A “Fuga para o Egipto” é um evento relatado no Evangelho de São Mateus (Mateus 2:13-25), no qual após a Adoração dos Magos, José foge para o Egipto com Maria sua esposa e seu filho recém-nascido Jesus, após ter sido avisado por um Anjo do Senhor, do massacre de crianças com menos de dois anos, que ia ser perpetrado por ordem de Herodes I, o Grande, receoso que a criança que os Magos proclamavam como novo rei, lhe tomasse o trono e o poder.
Tradição católica
A intensa devoção dos católicos por Maria, levou-os a atribuir-lhe inúmeros títulos, entre os quais Nossa Senhora do Desterro, visto que após a fuga para o Egipto, aí permaneceu desterrada durante 4 anos.

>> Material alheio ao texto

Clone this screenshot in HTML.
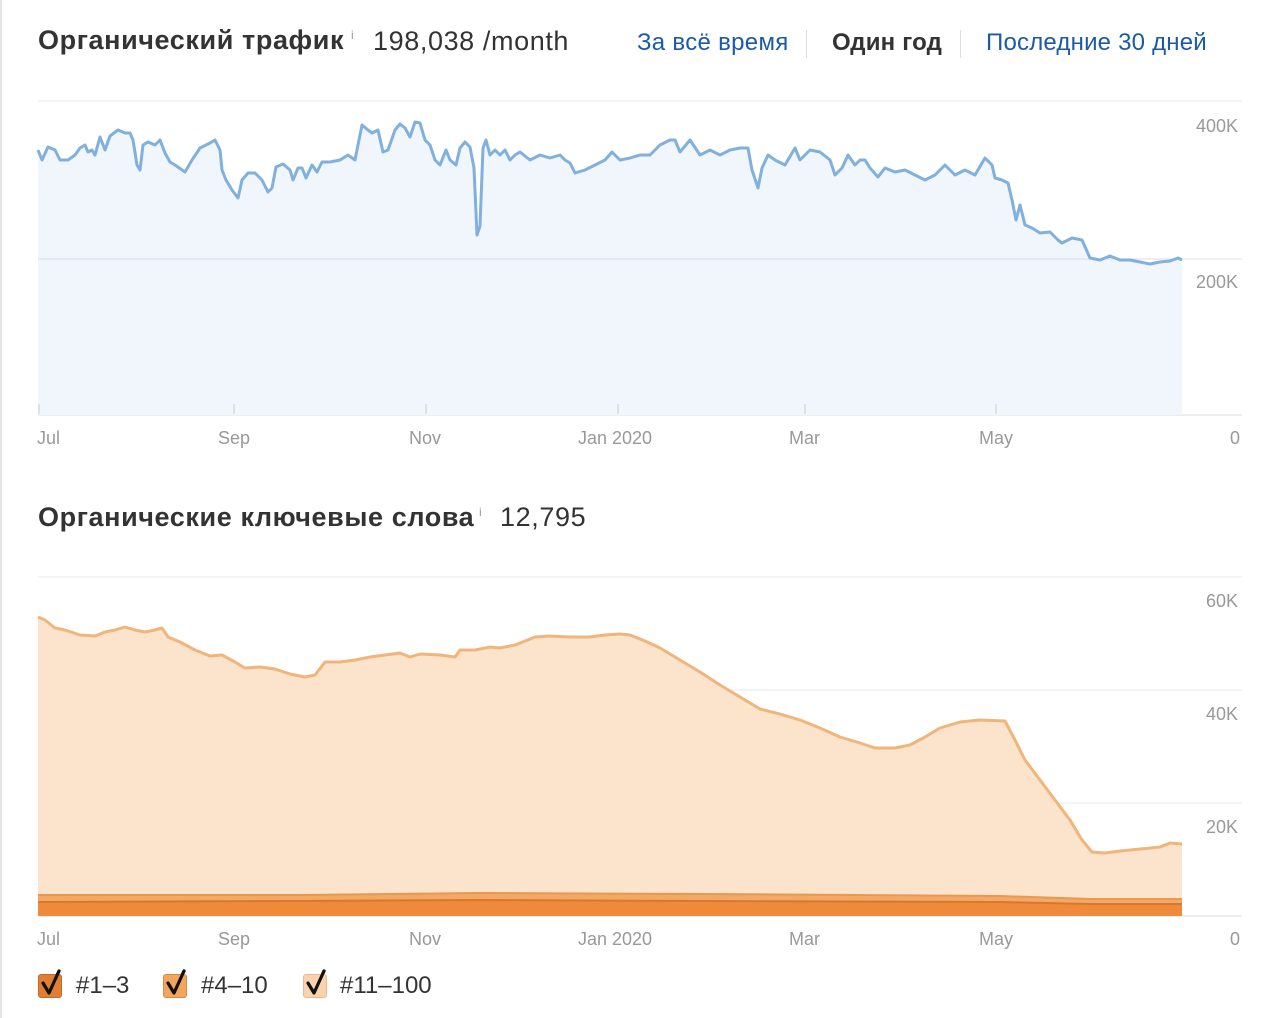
<!DOCTYPE html>
<html><head><meta charset="utf-8"><style>
body{margin:0;background:#fff;width:1280px;height:1018px;overflow:hidden;font-family:"Liberation Sans","DejaVu Sans",sans-serif;position:relative}
.t{position:absolute;white-space:nowrap}
.ax{color:#999;font-size:18px}
.cb{position:absolute;width:22px;height:22px;border-radius:3px;top:974px}
.ck{position:absolute;top:966px}
</style></head><body>
<div style="position:absolute;left:0;top:0;width:2px;height:1018px;background:#e6e6e6"></div>
<div class="t" style="left:38px;top:25px;font-size:27px;font-weight:bold;color:#333;letter-spacing:0.6px">Органический трафик</div>
<div class="t" style="left:351px;top:28px;font-size:12px;color:#999">i</div>
<div class="t" style="left:373px;top:26px;font-size:27px;color:#333;letter-spacing:0.6px">198,038 /month</div>
<div class="t" style="left:637px;top:29px;font-size:24px;color:#1a5aa6;letter-spacing:0.3px">За всё время</div>
<div style="position:absolute;left:806px;top:30px;width:1px;height:28px;background:#ddd"></div>
<div class="t" style="left:832px;top:29px;font-size:24px;font-weight:bold;color:#333;letter-spacing:0.2px">Один год</div>
<div style="position:absolute;left:960px;top:30px;width:1px;height:28px;background:#ddd"></div>
<div class="t" style="left:986px;top:29px;font-size:24px;color:#1a5aa6;letter-spacing:0.2px">Последние 30 дней</div>

<svg style="position:absolute;left:0;top:0" width="1280" height="1018">
<line x1="38" y1="101" x2="1242" y2="101" stroke="#e8e8e8"/>
<line x1="38" y1="259" x2="1242" y2="259" stroke="#e0e4ea"/>
<line x1="38" y1="415" x2="1242" y2="415" stroke="#ddd"/>
<polyline fill="#f1f6fd" stroke="none" points="38,415 38,150 42,160 48,147 55,150 60,160 68,160 75,155 80,148 85,145 88,152 92,150 95,155 100,137 105,150 110,136 118,130 125,133 130,133 133,140 137,165 140,170 143,145 148,142 155,145 160,140 165,153 170,162 175,165 185,172 192,160 200,148 210,143 215,140 220,150 222,170 226,180 232,190 238,198 242,180 248,173 255,173 262,180 268,192 272,188 276,167 283,164 290,170 293,180 298,168 302,168 306,178 312,165 317,172 322,162 330,162 340,160 348,155 355,160 362,125 368,130 372,133 378,130 383,152 388,150 395,130 400,124 405,128 410,137 415,122 420,123 425,140 430,145 435,160 440,165 446,150 450,160 456,165 460,148 465,142 470,147 474,168 477,235 480,226 483,148 486,140 490,155 495,150 500,155 505,150 510,160 515,155 520,152 530,160 540,155 550,158 560,155 565,160 570,163 575,173 585,170 595,165 605,160 612,152 620,160 630,158 640,155 650,155 660,145 670,140 675,140 680,152 690,140 700,155 710,150 720,155 730,150 740,148 748,148 752,170 758,188 762,168 768,155 775,160 785,165 795,148 800,160 810,150 820,152 830,160 835,175 842,168 848,155 855,165 860,160 865,160 870,168 878,177 885,168 895,172 905,170 915,175 925,180 935,175 945,165 955,175 965,170 975,175 985,158 992,165 995,178 1002,180 1008,183 1012,200 1016,220 1020,205 1025,225 1032,228 1040,233 1050,232 1058,240 1062,243 1072,238 1082,240 1090,258 1100,260 1110,256 1120,260 1130,260 1140,262 1150,264 1160,262 1170,261 1178,258 1182,260 1182,415"/>
<g stroke="#ccc"><line x1="39" y1="404" x2="39" y2="414"/><line x1="234" y1="404" x2="234" y2="414"/><line x1="426" y1="404" x2="426" y2="414"/><line x1="618" y1="404" x2="618" y2="414"/><line x1="805" y1="404" x2="805" y2="414"/><line x1="996" y1="404" x2="996" y2="414"/></g>
<line x1="38" y1="259" x2="1182" y2="259" stroke="#d8dde6" stroke-width="1"/>
<polyline fill="none" stroke="#7fb0de" stroke-width="3" stroke-linejoin="round" points="38,150 42,160 48,147 55,150 60,160 68,160 75,155 80,148 85,145 88,152 92,150 95,155 100,137 105,150 110,136 118,130 125,133 130,133 133,140 137,165 140,170 143,145 148,142 155,145 160,140 165,153 170,162 175,165 185,172 192,160 200,148 210,143 215,140 220,150 222,170 226,180 232,190 238,198 242,180 248,173 255,173 262,180 268,192 272,188 276,167 283,164 290,170 293,180 298,168 302,168 306,178 312,165 317,172 322,162 330,162 340,160 348,155 355,160 362,125 368,130 372,133 378,130 383,152 388,150 395,130 400,124 405,128 410,137 415,122 420,123 425,140 430,145 435,160 440,165 446,150 450,160 456,165 460,148 465,142 470,147 474,168 477,235 480,226 483,148 486,140 490,155 495,150 500,155 505,150 510,160 515,155 520,152 530,160 540,155 550,158 560,155 565,160 570,163 575,173 585,170 595,165 605,160 612,152 620,160 630,158 640,155 650,155 660,145 670,140 675,140 680,152 690,140 700,155 710,150 720,155 730,150 740,148 748,148 752,170 758,188 762,168 768,155 775,160 785,165 795,148 800,160 810,150 820,152 830,160 835,175 842,168 848,155 855,165 860,160 865,160 870,168 878,177 885,168 895,172 905,170 915,175 925,180 935,175 945,165 955,175 965,170 975,175 985,158 992,165 995,178 1002,180 1008,183 1012,200 1016,220 1020,205 1025,225 1032,228 1040,233 1050,232 1058,240 1062,243 1072,238 1082,240 1090,258 1100,260 1110,256 1120,260 1130,260 1140,262 1150,264 1160,262 1170,261 1178,258 1182,260"/>

<line x1="38" y1="577" x2="1242" y2="577" stroke="#e8e8e8"/>
<line x1="38" y1="690" x2="1242" y2="690" stroke="#e8e8e8"/>
<line x1="38" y1="803" x2="1242" y2="803" stroke="#e8e8e8"/>
<line x1="38" y1="916" x2="1242" y2="916" stroke="#ddd"/>
<polygon fill="#fbe3cc" stroke="none" points="38,916 38,617 45,620 55,628 65,630 80,635 95,636 105,632 115,630 125,627 135,630 145,632 155,630 162,628 168,637 180,642 195,650 210,656 222,655 235,662 245,668 260,667 275,669 290,674 305,677 315,675 325,662 340,662 355,660 370,657 385,655 400,653 410,657 420,654 440,655 455,657 460,650 475,650 490,647 500,648 515,645 525,641 535,637 550,636 570,637 590,637 605,635 620,634 630,635 645,641 660,648 680,660 700,672 720,685 740,697 760,709 780,714 800,720 820,728 840,737 860,743 875,748 895,748 910,745 925,737 940,728 960,722 980,720 1005,721 1015,740 1025,760 1040,780 1055,800 1070,820 1082,840 1092,852 1105,853 1120,851 1140,849 1160,847 1170,843 1182,844 1182,916"/>
<polyline fill="none" stroke="#f0b57a" stroke-width="3" stroke-linejoin="round" points="38,617 45,620 55,628 65,630 80,635 95,636 105,632 115,630 125,627 135,630 145,632 155,630 162,628 168,637 180,642 195,650 210,656 222,655 235,662 245,668 260,667 275,669 290,674 305,677 315,675 325,662 340,662 355,660 370,657 385,655 400,653 410,657 420,654 440,655 455,657 460,650 475,650 490,647 500,648 515,645 525,641 535,637 550,636 570,637 590,637 605,635 620,634 630,635 645,641 660,648 680,660 700,672 720,685 740,697 760,709 780,714 800,720 820,728 840,737 860,743 875,748 895,748 910,745 925,737 940,728 960,722 980,720 1005,721 1015,740 1025,760 1040,780 1055,800 1070,820 1082,840 1092,852 1105,853 1120,851 1140,849 1160,847 1170,843 1182,844"/>
<polygon fill="#f2a968" points="38,916 38,895 300,895 480,893 700,894 1000,896 1090,899 1182,899 1182,916"/>
<polyline fill="none" stroke="#e8984f" stroke-width="2" points="38,895 300,895 480,893 700,894 1000,896 1090,899 1182,899"/>
<polygon fill="#ee8a3a" points="38,916 38,902 300,901 480,900 700,901 1000,902 1090,904 1182,904 1182,916"/>
<polyline fill="none" stroke="#d9772c" stroke-width="2" points="38,902 300,901 480,900 700,901 1000,902 1090,904 1182,904"/>
<g stroke="#111" stroke-width="3.2" fill="none" stroke-linecap="round" stroke-linejoin="round">
<polyline points="43,983 49,993 59,971"/>
<polyline points="168,983 174,993 184,971"/>
<polyline points="308,983 314,993 324,971"/>
</g>
</svg>

<div class="t ax" style="left:37px;top:428px">Jul</div>
<div class="t ax" style="left:218px;top:428px">Sep</div>
<div class="t ax" style="left:409px;top:428px">Nov</div>
<div class="t ax" style="left:578px;top:428px">Jan 2020</div>
<div class="t ax" style="left:789px;top:428px">Mar</div>
<div class="t ax" style="left:979px;top:428px">May</div>
<div class="t ax" style="left:1196px;top:116px">400K</div>
<div class="t ax" style="left:1196px;top:272px">200K</div>
<div class="t ax" style="left:1230px;top:428px">0</div>

<div class="t" style="left:38px;top:502px;font-size:27px;font-weight:bold;color:#333;letter-spacing:0.6px">Органические ключевые слова</div>
<div class="t" style="left:479px;top:505px;font-size:12px;color:#999">i</div>
<div class="t" style="left:500px;top:502px;font-size:27px;color:#333;letter-spacing:0.6px">12,795</div>

<div class="t ax" style="left:1206px;top:591px">60K</div>
<div class="t ax" style="left:1206px;top:704px">40K</div>
<div class="t ax" style="left:1206px;top:817px">20K</div>
<div class="t ax" style="left:37px;top:929px">Jul</div>
<div class="t ax" style="left:218px;top:929px">Sep</div>
<div class="t ax" style="left:409px;top:929px">Nov</div>
<div class="t ax" style="left:578px;top:929px">Jan 2020</div>
<div class="t ax" style="left:789px;top:929px">Mar</div>
<div class="t ax" style="left:979px;top:929px">May</div>
<div class="t ax" style="left:1230px;top:929px">0</div>

<div class="cb" style="left:38px;background:#e07f34;border:1px solid #c06a28"></div>
<div class="t" style="left:76px;top:972px;font-size:24px;color:#333">#1–3</div>
<div class="cb" style="left:163px;background:#f2a55c;border:1px solid #d88a42"></div>
<div class="t" style="left:201px;top:972px;font-size:24px;color:#333">#4–10</div>
<div class="cb" style="left:303px;background:#f9d3ad;border:1px solid #e8b98c"></div>
<div class="t" style="left:340px;top:972px;font-size:24px;color:#333">#11–100</div>
<svg style="position:absolute;left:0;top:0" width="400" height="1018">
<g stroke="#111" stroke-width="3.2" fill="none" stroke-linecap="round" stroke-linejoin="round">
<polyline points="43,983 49,993 59,971"/>
<polyline points="168,983 174,993 184,971"/>
<polyline points="308,983 314,993 324,971"/>
</g></svg>
</body></html>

Nossa Senhora do Desterro é Padroeira dos refugiados e dos emigrantes e é venerada na Igreja do mesmo nome, na Póvoa de Varzim, onde no 1º domingo de Junho se celebra a sua festa litúrgica. Nela sobressaem os tapetes de flores que ornamentam as ruas envolventes à Igreja, assim como uma grandiosa procissão bastante participada pela comunidade piscatória, muito devota da Santa. Na procissão figura uma alegoria à “Fuga para o Egipto”, na qual uma figurante trajando à época e com uma criança ao colo, monta uma burrinha que é conduzida por outro figurante, desempenhando o papel de São José.  
Também em Lamego na Igreja de Nossa Senhora do Desterro, existe igual veneração. Dela nos fala o cancioneiro popular da Beira Alta: “Dizeis que não tenho mãe, / Eu tenho-a em Lamego; / Dizei-me quem ella é? / A Senhora do Desterro.”
Em Braga, na Quarta-Feira Santa tem lugar o tradicional cortejo bíblico “Vós sereis o meu povo”, popularmente conhecido como “Procissão da Burrinha”. Trata-se de uma procissão nocturna que apresenta a pré-história do Mistério Pascal de Jesus, que a Igreja celebra nos dias seguintes. No decurso dela são apresentados em sucessão cronológica e em verdadeira catequese, 22 quadros da vida de Jesus. Num deles é recriada a fuga para o Egipto de São José e Nossa Senhora, com a imagem da Virgem com o Menino Jesus ao colo, transportada numa burrinha e conduzida por um figurante, fazendo de São José. A procissão, organizada desde 1998 pela Paróquia e pela Junta de Freguesia de São Victor, integra mais de 1000 figurantes com trajes bíblicos, assim como bandas filarmónicas e grupos corais. É uma referência incontornável da Semana Santa de Braga e a ela assistem vulgarmente mais de 60 mil pessoas, ao longo dos 3 km de percurso.
Arte cristã
Desde a Idade Média que a “Fuga para o Egipto” constitui um tema recorrente na arte cristã, frequentemente explorado pelos artistas plásticos, que representam Nossa Senhora com o Menino Jesus ao colo, montada numa burrinha e acompanhada por São José, que segue a pé.
A nível da pintura há inúmeras iluminuras dos códices de pergaminho medievais, bem como pinturas sobre os suportes mais diversos (tela, madeira, mármore, vidro, cobre, prata, fresco, etc.). No âmbito da escultura em pedra, a evocação bíblica figura em pias baptismais, túmulos, fachadas, capiteis, edículas, frisos de arquitraves, etc. A ela há a acrescentar ainda a escultura em madeira e barro policromados, bem como painéis de azulejos, vitrais, desenhos e gravuras (em madeira ou a água-forte).